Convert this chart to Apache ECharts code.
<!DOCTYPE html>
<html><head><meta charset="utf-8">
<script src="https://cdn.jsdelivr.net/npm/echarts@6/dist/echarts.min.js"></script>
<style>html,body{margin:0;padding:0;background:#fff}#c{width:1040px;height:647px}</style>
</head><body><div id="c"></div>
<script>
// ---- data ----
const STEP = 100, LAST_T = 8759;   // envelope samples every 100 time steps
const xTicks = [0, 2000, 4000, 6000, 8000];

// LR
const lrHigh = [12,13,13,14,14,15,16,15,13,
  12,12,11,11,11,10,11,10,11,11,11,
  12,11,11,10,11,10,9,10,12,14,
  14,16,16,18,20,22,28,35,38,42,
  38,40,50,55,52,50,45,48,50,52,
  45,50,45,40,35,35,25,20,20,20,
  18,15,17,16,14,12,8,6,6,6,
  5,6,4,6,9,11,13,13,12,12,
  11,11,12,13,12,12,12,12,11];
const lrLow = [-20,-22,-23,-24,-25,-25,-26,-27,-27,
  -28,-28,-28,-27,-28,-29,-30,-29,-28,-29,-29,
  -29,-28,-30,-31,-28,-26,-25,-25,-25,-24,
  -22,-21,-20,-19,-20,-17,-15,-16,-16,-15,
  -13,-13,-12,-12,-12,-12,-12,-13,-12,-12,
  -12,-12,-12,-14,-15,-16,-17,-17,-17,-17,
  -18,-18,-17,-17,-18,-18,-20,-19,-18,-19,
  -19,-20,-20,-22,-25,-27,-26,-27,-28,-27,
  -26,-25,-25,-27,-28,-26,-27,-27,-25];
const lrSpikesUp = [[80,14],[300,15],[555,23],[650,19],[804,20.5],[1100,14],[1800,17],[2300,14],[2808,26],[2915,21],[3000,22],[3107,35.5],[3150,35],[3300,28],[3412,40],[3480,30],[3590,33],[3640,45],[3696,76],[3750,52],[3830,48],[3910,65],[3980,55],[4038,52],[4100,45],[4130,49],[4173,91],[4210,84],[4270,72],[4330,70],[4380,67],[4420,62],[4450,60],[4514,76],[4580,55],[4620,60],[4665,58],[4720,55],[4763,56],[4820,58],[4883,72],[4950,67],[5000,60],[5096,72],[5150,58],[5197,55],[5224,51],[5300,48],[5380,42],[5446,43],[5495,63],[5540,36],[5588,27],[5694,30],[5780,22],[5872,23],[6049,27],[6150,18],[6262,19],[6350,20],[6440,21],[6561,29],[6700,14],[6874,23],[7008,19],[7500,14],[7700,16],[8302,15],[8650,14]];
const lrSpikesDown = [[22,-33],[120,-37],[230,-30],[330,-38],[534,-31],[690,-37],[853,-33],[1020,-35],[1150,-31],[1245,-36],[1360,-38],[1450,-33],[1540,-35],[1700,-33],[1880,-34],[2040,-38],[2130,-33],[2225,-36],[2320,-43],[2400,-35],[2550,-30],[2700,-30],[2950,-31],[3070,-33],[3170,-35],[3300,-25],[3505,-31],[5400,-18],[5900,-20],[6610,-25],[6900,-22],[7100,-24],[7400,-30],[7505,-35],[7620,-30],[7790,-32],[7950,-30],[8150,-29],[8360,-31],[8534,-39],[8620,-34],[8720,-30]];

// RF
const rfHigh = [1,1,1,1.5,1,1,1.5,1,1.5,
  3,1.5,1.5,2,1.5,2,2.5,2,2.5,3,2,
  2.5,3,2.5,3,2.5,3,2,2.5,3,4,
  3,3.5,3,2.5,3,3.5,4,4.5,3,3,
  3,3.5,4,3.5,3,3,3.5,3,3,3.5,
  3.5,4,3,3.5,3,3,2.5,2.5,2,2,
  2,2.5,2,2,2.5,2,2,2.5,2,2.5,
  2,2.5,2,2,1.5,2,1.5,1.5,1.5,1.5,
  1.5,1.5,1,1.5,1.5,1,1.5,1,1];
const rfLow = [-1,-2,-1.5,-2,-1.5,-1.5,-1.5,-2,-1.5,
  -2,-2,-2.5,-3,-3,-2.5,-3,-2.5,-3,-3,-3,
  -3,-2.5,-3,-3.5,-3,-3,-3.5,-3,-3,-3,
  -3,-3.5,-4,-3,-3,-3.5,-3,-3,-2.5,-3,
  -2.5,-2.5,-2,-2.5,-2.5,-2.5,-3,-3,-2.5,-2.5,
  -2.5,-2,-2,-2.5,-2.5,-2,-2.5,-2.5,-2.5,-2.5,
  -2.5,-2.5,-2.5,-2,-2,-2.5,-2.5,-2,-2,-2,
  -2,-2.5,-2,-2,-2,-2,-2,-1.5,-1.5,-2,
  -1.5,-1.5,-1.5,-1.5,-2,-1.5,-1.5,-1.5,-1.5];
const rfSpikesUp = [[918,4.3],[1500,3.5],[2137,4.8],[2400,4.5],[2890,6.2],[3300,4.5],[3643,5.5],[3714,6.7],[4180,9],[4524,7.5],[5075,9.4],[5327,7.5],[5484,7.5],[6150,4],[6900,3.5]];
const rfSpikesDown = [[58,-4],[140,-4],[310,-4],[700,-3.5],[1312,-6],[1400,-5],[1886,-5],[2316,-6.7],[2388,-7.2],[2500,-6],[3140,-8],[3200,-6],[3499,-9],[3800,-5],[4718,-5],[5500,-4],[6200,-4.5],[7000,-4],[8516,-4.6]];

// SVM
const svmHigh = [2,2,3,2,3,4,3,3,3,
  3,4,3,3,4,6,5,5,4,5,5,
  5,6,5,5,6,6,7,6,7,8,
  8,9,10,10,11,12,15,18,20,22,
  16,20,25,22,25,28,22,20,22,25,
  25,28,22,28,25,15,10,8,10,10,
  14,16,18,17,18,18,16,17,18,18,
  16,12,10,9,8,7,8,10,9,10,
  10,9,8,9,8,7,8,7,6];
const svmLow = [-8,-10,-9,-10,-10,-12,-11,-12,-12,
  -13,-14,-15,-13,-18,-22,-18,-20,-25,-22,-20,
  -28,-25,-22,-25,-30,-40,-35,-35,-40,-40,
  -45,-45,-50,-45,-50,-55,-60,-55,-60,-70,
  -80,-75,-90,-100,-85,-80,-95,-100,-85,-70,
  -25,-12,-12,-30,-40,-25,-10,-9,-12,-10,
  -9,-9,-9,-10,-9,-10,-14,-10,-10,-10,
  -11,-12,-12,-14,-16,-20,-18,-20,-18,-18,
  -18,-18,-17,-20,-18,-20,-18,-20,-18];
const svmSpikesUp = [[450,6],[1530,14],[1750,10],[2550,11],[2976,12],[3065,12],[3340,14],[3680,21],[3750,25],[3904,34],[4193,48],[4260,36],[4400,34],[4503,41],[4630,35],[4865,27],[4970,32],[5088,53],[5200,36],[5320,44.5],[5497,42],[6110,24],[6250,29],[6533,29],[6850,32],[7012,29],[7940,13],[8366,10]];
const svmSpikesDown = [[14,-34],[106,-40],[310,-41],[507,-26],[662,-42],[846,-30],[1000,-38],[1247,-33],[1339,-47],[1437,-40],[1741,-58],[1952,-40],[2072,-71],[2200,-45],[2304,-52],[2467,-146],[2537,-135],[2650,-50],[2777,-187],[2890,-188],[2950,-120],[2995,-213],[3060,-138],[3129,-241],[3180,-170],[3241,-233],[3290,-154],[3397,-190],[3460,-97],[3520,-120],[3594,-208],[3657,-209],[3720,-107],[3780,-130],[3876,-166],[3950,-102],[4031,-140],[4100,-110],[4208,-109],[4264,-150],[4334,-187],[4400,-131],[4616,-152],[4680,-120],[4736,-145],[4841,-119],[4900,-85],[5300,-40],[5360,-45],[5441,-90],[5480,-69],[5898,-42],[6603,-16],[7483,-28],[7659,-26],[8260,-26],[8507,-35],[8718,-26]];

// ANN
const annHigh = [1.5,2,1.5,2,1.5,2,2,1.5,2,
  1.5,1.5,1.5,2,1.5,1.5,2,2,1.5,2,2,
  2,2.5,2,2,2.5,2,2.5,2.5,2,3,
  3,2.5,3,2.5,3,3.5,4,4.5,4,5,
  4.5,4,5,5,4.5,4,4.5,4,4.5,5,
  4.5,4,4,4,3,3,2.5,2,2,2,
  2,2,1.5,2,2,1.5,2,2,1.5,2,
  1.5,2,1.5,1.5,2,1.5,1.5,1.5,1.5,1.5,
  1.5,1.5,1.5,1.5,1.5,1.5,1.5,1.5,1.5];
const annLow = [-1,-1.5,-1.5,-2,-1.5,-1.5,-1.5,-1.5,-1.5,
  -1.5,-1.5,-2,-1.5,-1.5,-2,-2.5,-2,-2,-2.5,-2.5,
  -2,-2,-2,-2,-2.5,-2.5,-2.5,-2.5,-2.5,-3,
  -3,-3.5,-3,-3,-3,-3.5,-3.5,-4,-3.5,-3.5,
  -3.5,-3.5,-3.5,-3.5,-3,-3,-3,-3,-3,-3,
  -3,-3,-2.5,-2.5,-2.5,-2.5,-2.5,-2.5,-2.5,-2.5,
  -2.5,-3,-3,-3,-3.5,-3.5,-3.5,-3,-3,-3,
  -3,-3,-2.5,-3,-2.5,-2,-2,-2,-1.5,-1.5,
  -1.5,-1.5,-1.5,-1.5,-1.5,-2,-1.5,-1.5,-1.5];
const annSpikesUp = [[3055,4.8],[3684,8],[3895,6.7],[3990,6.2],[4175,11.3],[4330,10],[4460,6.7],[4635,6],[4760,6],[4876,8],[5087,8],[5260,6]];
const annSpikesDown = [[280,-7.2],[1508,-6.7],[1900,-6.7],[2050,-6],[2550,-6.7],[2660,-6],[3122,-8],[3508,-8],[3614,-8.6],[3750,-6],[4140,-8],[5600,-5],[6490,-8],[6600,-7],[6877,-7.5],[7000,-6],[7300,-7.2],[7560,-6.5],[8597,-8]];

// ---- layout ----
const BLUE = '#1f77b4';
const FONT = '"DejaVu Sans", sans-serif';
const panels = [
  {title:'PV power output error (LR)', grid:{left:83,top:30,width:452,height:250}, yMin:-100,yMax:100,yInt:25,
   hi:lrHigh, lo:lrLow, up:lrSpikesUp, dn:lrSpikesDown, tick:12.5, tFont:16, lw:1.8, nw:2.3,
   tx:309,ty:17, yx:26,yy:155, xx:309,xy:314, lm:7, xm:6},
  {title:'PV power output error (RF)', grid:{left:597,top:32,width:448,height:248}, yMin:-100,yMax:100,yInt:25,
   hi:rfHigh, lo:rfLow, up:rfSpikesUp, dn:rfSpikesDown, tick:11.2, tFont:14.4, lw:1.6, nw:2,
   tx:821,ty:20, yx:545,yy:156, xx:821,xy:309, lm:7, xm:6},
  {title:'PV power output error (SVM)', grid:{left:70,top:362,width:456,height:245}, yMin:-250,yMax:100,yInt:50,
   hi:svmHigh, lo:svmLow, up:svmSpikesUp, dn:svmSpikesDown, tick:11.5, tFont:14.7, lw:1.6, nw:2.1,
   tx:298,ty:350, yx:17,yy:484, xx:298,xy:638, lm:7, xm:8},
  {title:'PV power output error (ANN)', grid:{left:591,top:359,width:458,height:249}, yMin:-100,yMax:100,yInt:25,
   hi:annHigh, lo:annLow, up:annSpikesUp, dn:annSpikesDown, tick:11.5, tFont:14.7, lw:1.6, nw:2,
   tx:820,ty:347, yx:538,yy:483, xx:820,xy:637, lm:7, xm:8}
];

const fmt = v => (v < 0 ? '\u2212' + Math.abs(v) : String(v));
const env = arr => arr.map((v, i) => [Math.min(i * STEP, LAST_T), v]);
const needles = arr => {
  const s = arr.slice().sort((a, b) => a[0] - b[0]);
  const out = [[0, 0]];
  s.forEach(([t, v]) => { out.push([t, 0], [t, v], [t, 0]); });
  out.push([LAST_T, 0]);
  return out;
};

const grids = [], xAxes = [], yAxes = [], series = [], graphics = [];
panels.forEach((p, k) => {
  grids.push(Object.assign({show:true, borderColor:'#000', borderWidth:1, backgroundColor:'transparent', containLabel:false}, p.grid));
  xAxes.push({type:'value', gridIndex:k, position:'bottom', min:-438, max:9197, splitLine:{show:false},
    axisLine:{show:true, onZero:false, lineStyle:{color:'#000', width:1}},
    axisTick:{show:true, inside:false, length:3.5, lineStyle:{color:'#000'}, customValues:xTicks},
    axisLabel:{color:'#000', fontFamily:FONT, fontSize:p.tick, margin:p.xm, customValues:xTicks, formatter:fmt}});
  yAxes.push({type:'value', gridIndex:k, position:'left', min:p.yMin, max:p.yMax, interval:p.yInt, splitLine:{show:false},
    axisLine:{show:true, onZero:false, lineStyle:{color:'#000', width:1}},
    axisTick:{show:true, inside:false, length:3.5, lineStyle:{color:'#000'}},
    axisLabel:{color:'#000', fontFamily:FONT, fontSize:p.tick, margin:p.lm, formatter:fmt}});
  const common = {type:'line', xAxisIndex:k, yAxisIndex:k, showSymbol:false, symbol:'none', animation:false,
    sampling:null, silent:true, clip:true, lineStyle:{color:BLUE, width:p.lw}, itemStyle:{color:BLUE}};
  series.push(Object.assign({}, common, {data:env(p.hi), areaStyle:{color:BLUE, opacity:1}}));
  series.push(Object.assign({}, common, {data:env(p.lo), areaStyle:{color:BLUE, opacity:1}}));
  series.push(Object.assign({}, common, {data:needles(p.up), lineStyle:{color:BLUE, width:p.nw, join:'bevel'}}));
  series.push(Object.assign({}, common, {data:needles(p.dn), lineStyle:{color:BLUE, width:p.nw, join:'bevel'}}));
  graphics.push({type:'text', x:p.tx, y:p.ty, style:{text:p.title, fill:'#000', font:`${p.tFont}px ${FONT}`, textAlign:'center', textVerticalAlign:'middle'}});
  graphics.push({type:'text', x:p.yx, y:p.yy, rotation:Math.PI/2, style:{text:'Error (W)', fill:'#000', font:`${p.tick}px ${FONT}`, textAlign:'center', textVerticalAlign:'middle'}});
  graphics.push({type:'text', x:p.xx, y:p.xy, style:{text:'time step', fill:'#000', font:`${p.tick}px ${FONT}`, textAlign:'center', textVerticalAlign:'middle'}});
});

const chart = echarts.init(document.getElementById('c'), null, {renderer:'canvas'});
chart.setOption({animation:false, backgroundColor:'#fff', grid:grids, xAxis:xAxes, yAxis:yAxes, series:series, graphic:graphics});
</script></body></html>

==

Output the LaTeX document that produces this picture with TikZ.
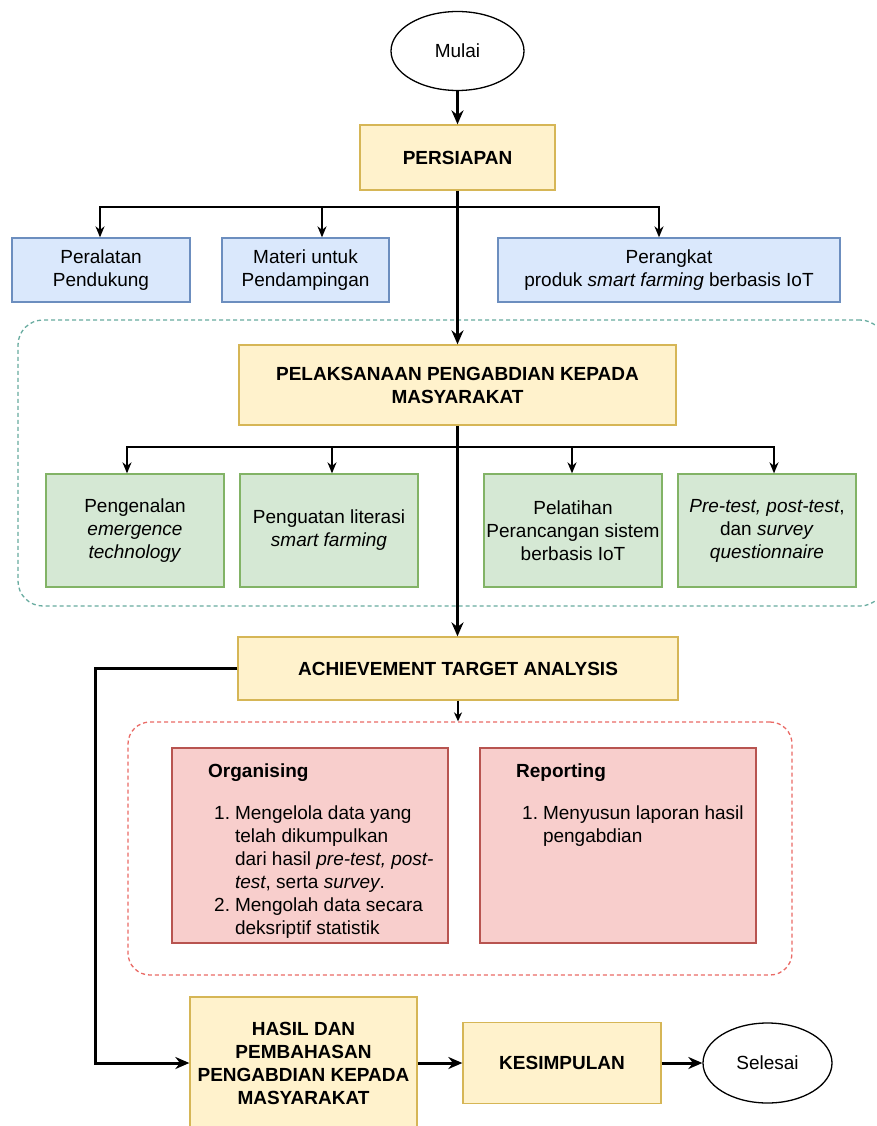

_Brief_
The line with "Convert this chart to Apache ECharts code." marks the start and the line with "const xTicks = [0, 2000, 4000, 6000, 8000];" marks the end; transcribe every line in that stretch, unchanged.

_Output below_
Convert this chart to Apache ECharts code.
<!DOCTYPE html>
<html><head><meta charset="utf-8">
<script src="https://cdn.jsdelivr.net/npm/echarts@6/dist/echarts.min.js"></script>
<style>html,body{margin:0;padding:0;background:#fff}#c{width:1040px;height:647px}</style>
</head><body><div id="c"></div>
<script>
// ---- data ----
const STEP = 100, LAST_T = 8759;   // envelope samples every 100 time steps
const xTicks = [0, 2000, 4000, 6000, 8000];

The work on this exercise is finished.